Die Osnabrücker Panflötistin Petruta Küpper, die 2009 als Drittplatzierte der RTL-Sendung „Das Supertalent“ bundesweit bekannt wurde und gebürtige Rumänin ist, bezauberte mit dem einzigartigen Klang ihres Instruments. Unter anderem setzte sie mit „Fly the lonely shepherd“ von ihrer im Januar erscheinenden CD „Panträume“ einen stimmungsvollen Schlussakkord.

Für Akzente vom Balkan sorgte die Albanische Tanzgruppe aus Osnabrück unter Leitung von Xhemshir Haziri. Zugleich bewiesen die beweglichen Tänzerinnen und Tänzer, dass akrobatische Tänze und Dudelsackmusik einander nicht ausschließen – im Gegenteil!
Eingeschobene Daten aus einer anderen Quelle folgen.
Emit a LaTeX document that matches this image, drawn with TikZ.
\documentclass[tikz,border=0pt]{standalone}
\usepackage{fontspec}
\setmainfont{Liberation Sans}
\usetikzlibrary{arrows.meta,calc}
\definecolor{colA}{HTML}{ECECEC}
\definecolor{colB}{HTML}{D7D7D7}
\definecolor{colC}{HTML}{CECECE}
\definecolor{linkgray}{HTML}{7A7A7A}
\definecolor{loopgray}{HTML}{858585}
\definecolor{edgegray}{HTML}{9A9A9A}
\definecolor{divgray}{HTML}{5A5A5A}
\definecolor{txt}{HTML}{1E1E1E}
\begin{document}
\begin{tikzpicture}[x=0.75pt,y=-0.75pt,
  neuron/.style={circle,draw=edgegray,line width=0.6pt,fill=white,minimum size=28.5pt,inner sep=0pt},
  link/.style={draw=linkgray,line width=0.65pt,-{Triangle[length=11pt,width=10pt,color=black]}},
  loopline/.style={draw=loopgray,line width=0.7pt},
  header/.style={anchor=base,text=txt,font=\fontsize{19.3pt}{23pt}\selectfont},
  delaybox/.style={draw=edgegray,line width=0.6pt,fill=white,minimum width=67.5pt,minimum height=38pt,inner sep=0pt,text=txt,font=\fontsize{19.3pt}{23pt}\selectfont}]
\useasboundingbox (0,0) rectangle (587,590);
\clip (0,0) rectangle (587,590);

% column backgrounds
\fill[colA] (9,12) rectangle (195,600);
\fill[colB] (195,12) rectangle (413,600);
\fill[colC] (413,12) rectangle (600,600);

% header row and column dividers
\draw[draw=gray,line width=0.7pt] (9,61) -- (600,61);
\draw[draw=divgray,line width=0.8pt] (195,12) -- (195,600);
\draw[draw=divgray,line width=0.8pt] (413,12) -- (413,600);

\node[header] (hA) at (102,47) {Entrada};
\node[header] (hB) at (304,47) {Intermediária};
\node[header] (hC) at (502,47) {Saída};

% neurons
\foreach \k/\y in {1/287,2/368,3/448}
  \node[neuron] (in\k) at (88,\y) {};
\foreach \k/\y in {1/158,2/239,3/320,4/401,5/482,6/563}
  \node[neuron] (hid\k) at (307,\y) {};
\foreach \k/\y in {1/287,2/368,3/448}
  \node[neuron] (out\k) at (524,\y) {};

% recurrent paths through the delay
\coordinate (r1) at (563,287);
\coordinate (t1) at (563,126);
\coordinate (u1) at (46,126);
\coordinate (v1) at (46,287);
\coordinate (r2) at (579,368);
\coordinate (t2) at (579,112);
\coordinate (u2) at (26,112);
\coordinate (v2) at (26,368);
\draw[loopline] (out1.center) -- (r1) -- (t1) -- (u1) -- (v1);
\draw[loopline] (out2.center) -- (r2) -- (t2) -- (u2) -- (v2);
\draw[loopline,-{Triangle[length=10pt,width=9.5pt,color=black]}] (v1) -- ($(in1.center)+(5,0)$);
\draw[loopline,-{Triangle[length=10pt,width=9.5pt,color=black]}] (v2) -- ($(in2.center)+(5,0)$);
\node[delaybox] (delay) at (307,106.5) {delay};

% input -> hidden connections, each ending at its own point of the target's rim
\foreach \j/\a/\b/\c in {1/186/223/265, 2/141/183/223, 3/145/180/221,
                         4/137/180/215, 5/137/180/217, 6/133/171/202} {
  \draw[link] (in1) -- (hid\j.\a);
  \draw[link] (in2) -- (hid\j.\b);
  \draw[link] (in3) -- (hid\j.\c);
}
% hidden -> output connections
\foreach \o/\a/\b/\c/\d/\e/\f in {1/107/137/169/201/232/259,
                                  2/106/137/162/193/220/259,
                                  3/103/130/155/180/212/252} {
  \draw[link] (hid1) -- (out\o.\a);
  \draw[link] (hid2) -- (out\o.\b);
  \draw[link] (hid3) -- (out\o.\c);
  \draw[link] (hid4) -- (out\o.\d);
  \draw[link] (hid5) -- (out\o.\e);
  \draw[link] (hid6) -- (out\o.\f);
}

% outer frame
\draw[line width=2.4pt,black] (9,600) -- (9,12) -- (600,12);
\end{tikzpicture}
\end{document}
Zwei weitere Tanzeinlagen rundeten das Programm ab. Die von Monty Schürmann trainierte Ballettgruppe der Lechtinger Musik- und Malfreunde hatte sich für einen slawischen Tanz von Dvorák entschieden, während die Jazz-Dance-Gruppe der Sportfreunde Lechtingen eine Choreografie von Silke Scheffler zum Hit „Wonderful Life“ von Hurts präsentierte.


Und sonst noch?

  • Bei seiner zehnten Auflage fand der „Tag des Anstoßes“ erstmals tatsächlich an einem Tag statt, nämlich an einem Sonntagnachmittag statt an einem Freitagabend. Wenn es nach den rund 800 Gästen in der Halle ging, kann das 2011 so bleiben: Auf spontane Abfrage von Christian Böwer hin votierte eine große Mehrheit per Handzeichen für einen Sonntagnachmittag im November als künftigen Termin.
  • Angesichts des Jahresthemas „Wir sind Wallenhorst – einheimisch und zugewandert“ hatte die Gemeinde Wallenhorst natürlich auch „Zugewanderte“ zum „Tag des Anstoßes“ eingeladen. So begrüßte Christian Böwer 76 Familien oder Einzelpersonen, die stellvertretend für die 76 Nationalitäten, die in Wallenhorst leben, eingeladen worden waren.
  • Bereits festgelegt hat die Jury das Jahresthema 2011. Unter dem Slogan „Wo Kinder, da Zukunft“ soll es um die Kleinen und Kleinsten und um ehrenamtliche Arbeit zu ihrem Wohl gehen.